→ **PROVIDED DATA**
-- Begin --
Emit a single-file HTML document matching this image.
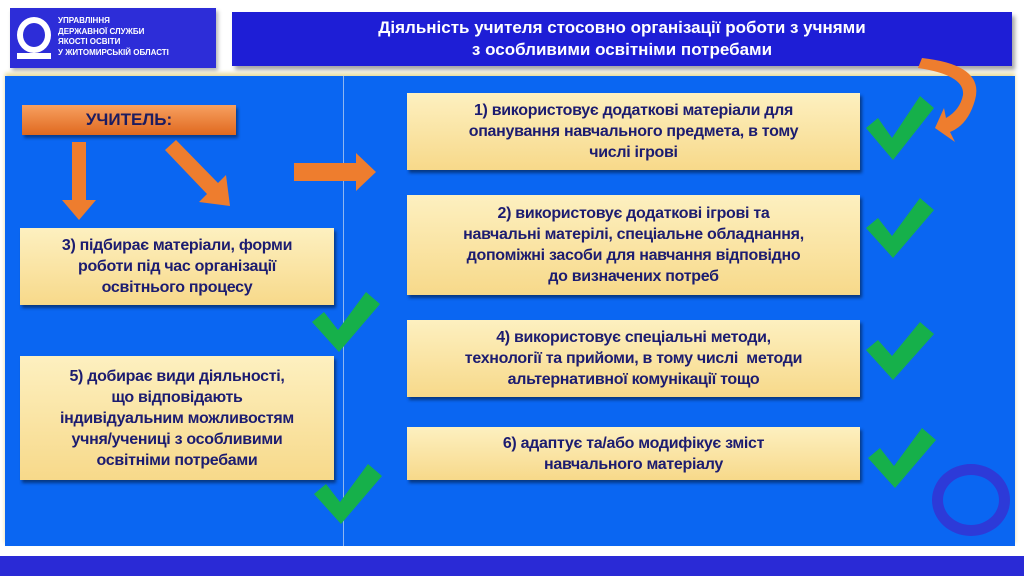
<!DOCTYPE html>
<html><head><meta charset="utf-8"><style>
body{margin:0;width:1024px;height:576px;background:#fff;position:relative;overflow:hidden;font-family:"Liberation Sans",sans-serif}
.a{position:absolute}
.box{position:absolute;background:linear-gradient(#fdf0c0,#f7d98a);box-shadow:2px 3px 3px rgba(0,0,0,.45);color:#1c1c70;font-weight:bold;font-size:16px;line-height:21px;text-align:center;display:flex;align-items:center;justify-content:center;letter-spacing:-0.3px}
</style></head><body>
<div class="a" style="left:10px;top:8px;width:206px;height:60px;background:#2d2dd8;box-shadow:2px 3px 4px rgba(0,0,0,.3)"></div>
<div class="a" style="left:17px;top:17px;width:22px;height:24px;border:6px solid #fff;border-radius:50%"></div>
<div class="a" style="left:17px;top:53px;width:34px;height:6px;background:#fff"></div>
<div class="a" style="left:58px;top:16px;color:#fff;font-size:8px;line-height:10.5px;font-weight:bold">УПРАВЛІННЯ<br>ДЕРЖАВНОЇ СЛУЖБИ<br>ЯКОСТІ ОСВІТИ<br>У ЖИТОМИРСЬКІЙ ОБЛАСТІ</div>
<div class="a" style="left:232px;top:12px;width:780px;height:54px;background:#1e1ed6;box-shadow:3px 4px 4px rgba(0,0,0,.35);color:#fff;font-weight:bold;font-size:17px;line-height:22px;text-align:center;padding-top:5px;box-sizing:border-box">Діяльність учителя стосовно організації роботи з учнями<br>з особливими освітніми потребами</div>
<div class="a" style="left:5px;top:76px;width:1010px;height:470px;background:#0a66f2;box-shadow:0 -3px 4px #e8dca0"></div>
<div class="a" style="left:343px;top:76px;width:1px;height:470px;background:#8fb6f0"></div>
<div class="a" style="left:0;top:556px;width:1024px;height:20px;background:#2a2ad6"></div>
<div class="a" style="left:932px;top:464px;width:58px;height:58px;border:11px solid #2d3ad8;border-radius:50%;box-sizing:border-box;width:78px;height:72px"></div>
<div class="a" style="left:22px;top:105px;width:214px;height:30px;background:linear-gradient(#f7a060,#e0691f);box-shadow:2px 3px 3px rgba(0,0,0,.4);color:#1c1c60;font-weight:bold;font-size:17px;line-height:30px;text-align:center">УЧИТЕЛЬ:</div>
<svg class="a" style="left:0;top:0" width="1024" height="576">
<g fill="#ee7d2e">
<polygon points="72,142 86,142 86,200 96,200 79,220 62,200 72,200"/>
<polygon points="165,150 176,140 218,183 226,175 230,206 199,202 207,194"/>
<polygon points="294,163 356,163 356,153 376,172 356,191 356,181 294,181"/>
<path d="M922,58 Q985,65 975,100 Q968,125 950,132 L955,142 L935,128 L944,108 L946,118 Q960,110 963,95 Q965,75 918,68 Z"/>
</g>
<g fill="#16b04a">
<polygon points="866,128 878,118 892,138 920,96 934,108 893,160"/>
<polygon points="866,228 878,218 892,236 920,198 934,210 893,258"/>
<polygon points="866,350 878,340 892,356 920,322 934,334 893,380"/>
<polygon points="868,458 880,448 894,466 922,428 936,440 895,488"/>
<polygon points="312,322 324,312 338,330 366,292 380,304 339,352"/>
<polygon points="314,494 326,484 340,502 368,464 382,476 341,524"/>
</g>
</svg>
<div class="box" style="left:407px;top:93px;width:453px;height:77px">1) використовує додаткові матеріали для<br>опанування навчального предмета, в тому<br>числі ігрові</div>
<div class="box" style="left:407px;top:195px;width:453px;height:100px">2) використовує додаткові ігрові та<br>навчальні матерілі, спеціальне обладнання,<br>допоміжні засоби для навчання відповідно<br>до визначених потреб</div>
<div class="box" style="left:407px;top:320px;width:453px;height:77px">4) використовує спеціальні методи,<br>технології та прийоми, в тому числі&nbsp; методи<br>альтернативної комунікації тощо</div>
<div class="box" style="left:407px;top:427px;width:453px;height:53px">6) адаптує та/або модифікує зміст<br>навчального матеріалу</div>
<div class="box" style="left:20px;top:228px;width:314px;height:77px">3) підбирає матеріали, форми<br>роботи під час організації<br>освітнього процесу</div>
<div class="box" style="left:20px;top:356px;width:314px;height:124px">5) добирає види діяльності,<br>що відповідають<br>індивідуальним можливостям<br>учня/учениці з особливими<br>освітніми потребами</div>
</body></html>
-- End --
→ **REQUIRED TASK**
Repeat all the data as it stands, dropping any images it holds.

→ **EXERCISE OUTPUT**
Emit a single-file HTML document matching this image.
<!DOCTYPE html>
<html><head><meta charset="utf-8"><style>
body{margin:0;width:1024px;height:576px;background:#fff;position:relative;overflow:hidden;font-family:"Liberation Sans",sans-serif}
.a{position:absolute}
.box{position:absolute;background:linear-gradient(#fdf0c0,#f7d98a);box-shadow:2px 3px 3px rgba(0,0,0,.45);color:#1c1c70;font-weight:bold;font-size:16px;line-height:21px;text-align:center;display:flex;align-items:center;justify-content:center;letter-spacing:-0.3px}
</style></head><body>
<div class="a" style="left:10px;top:8px;width:206px;height:60px;background:#2d2dd8;box-shadow:2px 3px 4px rgba(0,0,0,.3)"></div>
<div class="a" style="left:17px;top:17px;width:22px;height:24px;border:6px solid #fff;border-radius:50%"></div>
<div class="a" style="left:17px;top:53px;width:34px;height:6px;background:#fff"></div>
<div class="a" style="left:58px;top:16px;color:#fff;font-size:8px;line-height:10.5px;font-weight:bold">УПРАВЛІННЯ<br>ДЕРЖАВНОЇ СЛУЖБИ<br>ЯКОСТІ ОСВІТИ<br>У ЖИТОМИРСЬКІЙ ОБЛАСТІ</div>
<div class="a" style="left:232px;top:12px;width:780px;height:54px;background:#1e1ed6;box-shadow:3px 4px 4px rgba(0,0,0,.35);color:#fff;font-weight:bold;font-size:17px;line-height:22px;text-align:center;padding-top:5px;box-sizing:border-box">Діяльність учителя стосовно організації роботи з учнями<br>з особливими освітніми потребами</div>
<div class="a" style="left:5px;top:76px;width:1010px;height:470px;background:#0a66f2;box-shadow:0 -3px 4px #e8dca0"></div>
<div class="a" style="left:343px;top:76px;width:1px;height:470px;background:#8fb6f0"></div>
<div class="a" style="left:0;top:556px;width:1024px;height:20px;background:#2a2ad6"></div>
<div class="a" style="left:932px;top:464px;width:58px;height:58px;border:11px solid #2d3ad8;border-radius:50%;box-sizing:border-box;width:78px;height:72px"></div>
<div class="a" style="left:22px;top:105px;width:214px;height:30px;background:linear-gradient(#f7a060,#e0691f);box-shadow:2px 3px 3px rgba(0,0,0,.4);color:#1c1c60;font-weight:bold;font-size:17px;line-height:30px;text-align:center">УЧИТЕЛЬ:</div>
<svg class="a" style="left:0;top:0" width="1024" height="576">
<g fill="#ee7d2e">
<polygon points="72,142 86,142 86,200 96,200 79,220 62,200 72,200"/>
<polygon points="165,150 176,140 218,183 226,175 230,206 199,202 207,194"/>
<polygon points="294,163 356,163 356,153 376,172 356,191 356,181 294,181"/>
<path d="M922,58 Q985,65 975,100 Q968,125 950,132 L955,142 L935,128 L944,108 L946,118 Q960,110 963,95 Q965,75 918,68 Z"/>
</g>
<g fill="#16b04a">
<polygon points="866,128 878,118 892,138 920,96 934,108 893,160"/>
<polygon points="866,228 878,218 892,236 920,198 934,210 893,258"/>
<polygon points="866,350 878,340 892,356 920,322 934,334 893,380"/>
<polygon points="868,458 880,448 894,466 922,428 936,440 895,488"/>
<polygon points="312,322 324,312 338,330 366,292 380,304 339,352"/>
<polygon points="314,494 326,484 340,502 368,464 382,476 341,524"/>
</g>
</svg>
<div class="box" style="left:407px;top:93px;width:453px;height:77px">1) використовує додаткові матеріали для<br>опанування навчального предмета, в тому<br>числі ігрові</div>
<div class="box" style="left:407px;top:195px;width:453px;height:100px">2) використовує додаткові ігрові та<br>навчальні матерілі, спеціальне обладнання,<br>допоміжні засоби для навчання відповідно<br>до визначених потреб</div>
<div class="box" style="left:407px;top:320px;width:453px;height:77px">4) використовує спеціальні методи,<br>технології та прийоми, в тому числі&nbsp; методи<br>альтернативної комунікації тощо</div>
<div class="box" style="left:407px;top:427px;width:453px;height:53px">6) адаптує та/або модифікує зміст<br>навчального матеріалу</div>
<div class="box" style="left:20px;top:228px;width:314px;height:77px">3) підбирає матеріали, форми<br>роботи під час організації<br>освітнього процесу</div>
<div class="box" style="left:20px;top:356px;width:314px;height:124px">5) добирає види діяльності,<br>що відповідають<br>індивідуальним можливостям<br>учня/учениці з особливими<br>освітніми потребами</div>
</body></html>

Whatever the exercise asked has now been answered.